Confira a entrevista do diretor da ABC Virgilio Almeida para o Instituto Humanitas (IHU) da Universidade Vale dos Sinos (Unisinos), publicada no dia 17/8/22.

A dimensão transcendental dos algoritmos é que seu alcance ultrapassa os meios e os espaços de interação. Elas têm implicações concretas na vida humana e social. “Nessas interações, os algoritmos têm condições de influenciar, manipular o comportamento das pessoas. Por exemplo: ao exibir notícias e posts, podem alterar o comportamento das pessoas sobre política, preconceitos etc.”, pondera Virgilio Almeida, em entrevista por e-mail ao Instituto Humanitas Unisinos- IHU. “É fundamental que pesquisadores de ciências humanas e sociais entendam como esses algoritmos/plataformas influenciam ou modificam o comportamento das pessoas”, complementa.

O professor alerta que o uso político de algoritmos é um mecanismo de poder, sobretudo quando utilizado para espalhar desinformação. Porém, tal dimensão não se restringe a isso. “Nos EUA, vários tribunais usam algoritmos em funções como dosimetria da sentença ou na concessão ou não de liberdade condicional. Estudos conduzidos por pesquisadores e organizações não governamentais mostraram que algoritmos têm vieses que calculam o risco de reincidência maior para negros”, destaca.

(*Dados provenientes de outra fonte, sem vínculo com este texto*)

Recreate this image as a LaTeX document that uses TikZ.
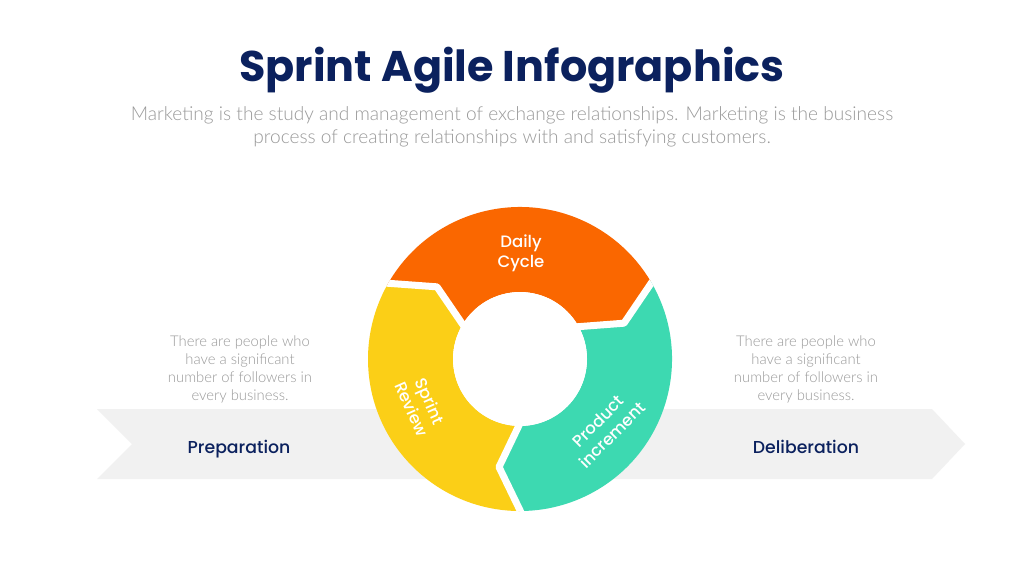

Todos esses usos nos levam a encruzilhadas éticas muito profundas. “Imagine um algoritmo usado para automatizar diagnósticos de saúde. Embora não sabendo como explicar a recomendação do algoritmo, deve o profissional de saúde seguir a decisão deste?”, questiona.

Confira a entrevista.

IHU – Qual a origem dos algoritmos e como revolucionam a engenharia da computação?

Virgilio Almeida A noção de algoritmo é um conceito fundamental da ciência da computação. Ele pode ser descrito como uma sequência finita de instruções ou etapas bem definidas para resolver um determinado problema, tarefa ou cálculo. O termo algoritmo deriva do nome do matemático persa do século IX Muhammad Ibn Musa al’-Khwarizmi, que produziu um procedimento formal bem definido para derivar regras de cálculo.

IHU – Como podemos compreender os algoritmos desde a perspectiva de que são mais do que fruto da engenharia de computação?

Virgilio Almeida A definição acima mostra que os algoritmos são sequências de instruções para resolver um determinado problema. Na computação, os algoritmos são a essência do software, que os computadores executam para solução de problemas.

IHU – Podemos afirmar que os algoritmos se constituem como atores que exibem padrões de comportamento particulares na interação com humanos?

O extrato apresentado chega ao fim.